An online retailer agreed to pay $65,000 in penalties and implement certain remedial data security policies in order to resolve a consumer data breach investigation conducted by the New York Attorney General.

According to Attorney General Letitia James, in September 2014, hackers used malicious software code inserted into the e-commerce platform supporting the website of retailer Bombas LLC ("Bombas") to steal stored credit and debit card information from 39,561 customers. Bombas allegedly discovered the code after two months, but neglected to remove it permanently for another two months. Bombas then failed to notify the 2,971 affected New York resident consumers until May 2018 - more than three years after the breach - in violation of New York General Business Law 899-aa, which requires breach victims to make disclosures to applicable state regulators and affected customers "in the most expedient time possible and without unreasonable delay."

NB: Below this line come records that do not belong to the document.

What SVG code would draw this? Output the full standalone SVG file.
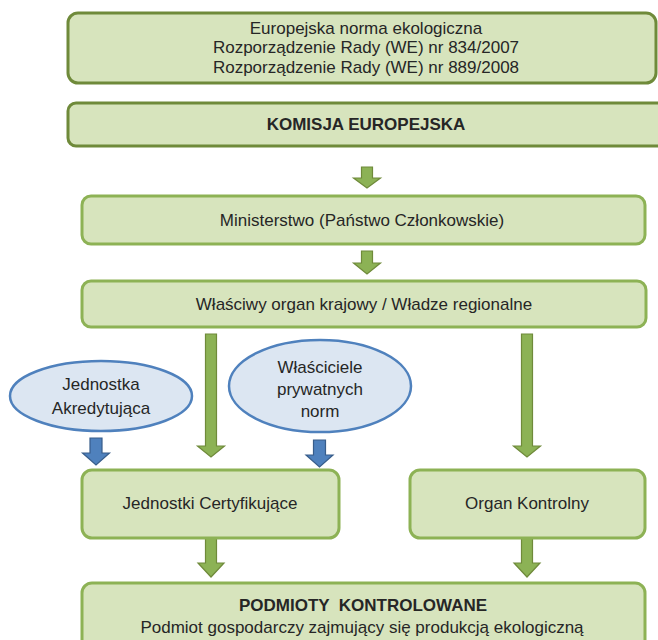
<svg xmlns="http://www.w3.org/2000/svg" width="658" height="640" viewBox="0 0 658 640">
  <defs>
    <style>
      .box { fill: #d7e4bd; stroke: #8db255; stroke-width: 3; }
      .box-dark { fill: #d7e4bd; stroke: #6f8a3a; stroke-width: 3; }
      .oval { fill: #dce6f2; stroke: #4f81bd; stroke-width: 2.5; }
      .g-arrow { fill: #8cb255; stroke: #6f8a3a; stroke-width: 1.2; }
      .b-arrow { fill: #4f81bd; stroke: #385d8a; stroke-width: 1.2; }
      text { font-family: "Liberation Sans", Arial, sans-serif; font-size: 17px; fill: #262626; text-anchor: middle; white-space: pre; }
      .bold { font-weight: bold; }
    </style>
  </defs>
  <rect width="658" height="640" fill="#ffffff"/>

  <g id="connectors">
    <!-- short arrows down the central chain -->
    <path class="g-arrow" d="M361.5,167 h11 v11 h8 l-13.5,10 l-13.5,-10 h8 z"/>
    <path class="g-arrow" d="M361.5,251 h11 v12 h8 l-13.5,11 l-13.5,-11 h8 z"/>
    <!-- long arrows from the national authority -->
    <path class="g-arrow" d="M205.5,334 h11 v112 h8 l-13.5,11 l-13.5,-11 h8 z"/>
    <path class="g-arrow" d="M521.5,334 h11 v112 h8 l-13.5,11 l-13.5,-11 h8 z"/>
    <!-- arrows from the accreditation and private standard owners -->
    <path class="b-arrow" d="M90,438 h12 v15 h7.5 l-13.5,12 l-13.5,-12 h7.5 z"/>
    <path class="b-arrow" d="M313.5,440 h12 v15 h7.5 l-13.5,12 l-13.5,-12 h7.5 z"/>
    <!-- arrows to the controlled operators -->
    <path class="g-arrow" d="M205.5,535 h11 v28 h7.5 l-13,14 l-13,-14 h7.5 z"/>
    <path class="g-arrow" d="M521.5,535 h11 v28 h7.5 l-13,14 l-13,-14 h7.5 z"/>
  </g>

  <g id="norma">
    <rect class="box-dark" x="68" y="13" width="588" height="70" rx="10"/>
    <text x="366" y="34">Europejska norma ekologiczna</text>
    <text x="366" y="53">Rozporządzenie Rady (WE) nr 834/2007</text>
    <text x="366" y="73">Rozporządzenie Rady (WE) nr 889/2008</text>
  </g>

  <g id="komisja">
    <rect class="box-dark" x="68" y="103" width="600" height="43" rx="8"/>
    <text class="bold" x="366" y="130" font-size="16">KOMISJA EUROPEJSKA</text>
  </g>

  <g id="ministerstwo">
    <rect class="box" x="82" y="196" width="563" height="48" rx="9"/>
    <text x="362" y="226">Ministerstwo (Państwo Członkowskie)</text>
  </g>

  <g id="organ-krajowy">
    <rect class="box" x="82" y="281" width="564" height="46" rx="9"/>
    <text x="364" y="310">Właściwy organ krajowy / Władze regionalne</text>
  </g>

  <g id="jednostka-akredytujaca">
    <ellipse class="oval" cx="101" cy="396" rx="91" ry="35"/>
    <text x="101" y="390">Jednostka</text>
    <text x="101" y="414">Akredytująca</text>
  </g>

  <g id="wlasciciele-norm">
    <ellipse class="oval" cx="320" cy="386" rx="91" ry="46"/>
    <text x="320" y="373">Właściciele</text>
    <text x="320" y="395">prywatnych</text>
    <text x="320" y="417">norm</text>
  </g>

  <g id="jednostki-certyfikujace">
    <rect class="box" x="82" y="470" width="257" height="68" rx="10"/>
    <text x="210" y="509">Jednostki Certyfikujące</text>
  </g>

  <g id="organ-kontrolny">
    <rect class="box" x="410" y="470" width="235" height="68" rx="10"/>
    <text x="527" y="509">Organ Kontrolny</text>
  </g>

  <g id="podmioty">
    <rect class="box" x="82" y="583" width="563" height="72" rx="10"/>
    <text class="bold" x="363" y="611" font-size="18">PODMIOTY  KONTROLOWANE</text>
    <text x="362" y="633">Podmiot gospodarczy zajmujący się produkcją ekologiczną</text>
  </g>
</svg>
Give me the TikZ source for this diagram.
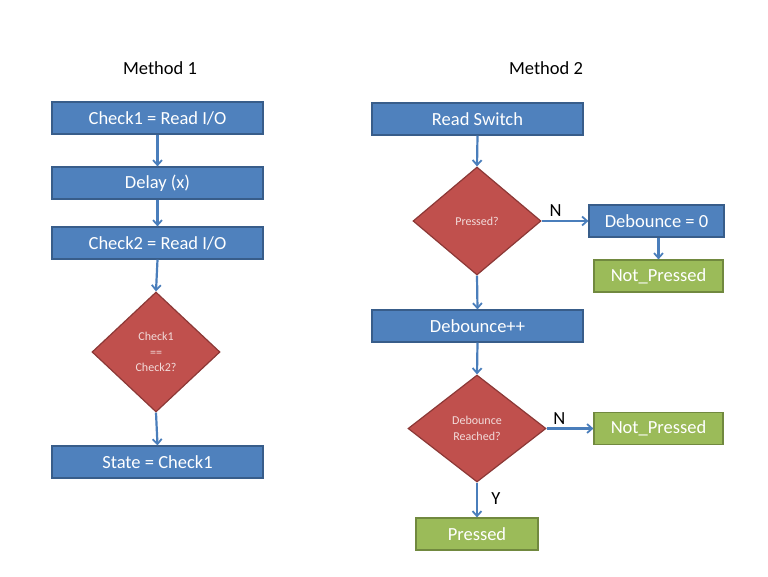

In addition to the settlement payment, Bombas agreed to several injunctive provisions and to implement various remedial data security policies and training regimens to address the threat of future data breaches. Attorney General James noted that Bombas offered the affected customers two years of free credit monitoring, fraud consultation and identity theft restoration services, none of which is required by law.

Commentary / Joseph V. Moreno

While high-profile cybersecurity cases investigated by the Federal Trade Commission are the ones most likely to make the headlines, the Bombas case illustrates that attorneys general and other state authorities are truly on the front lines when it comes to addressing breaches of customers' personal information. It is also a reminder that, in the absence of a national data breach standard, each U.S. state and territory maintains its own breach notification laws each with their own nuances regarding how personal information is defined, what constitutes a breach, who must be notified, what notification should look like, and how quickly notification must occur. Bombas may have settled in New York for a modest amount, but New York residents constituted less than eight percent of the total number of customers potentially impacted by the breach, meaning that other jurisdictions are likely to continue pursuing the retailer. The biggest takeaway from the case is that, in the unfortunate event of a data breach, companies should understand and be prepared to comply with breach notification laws in all fifty states.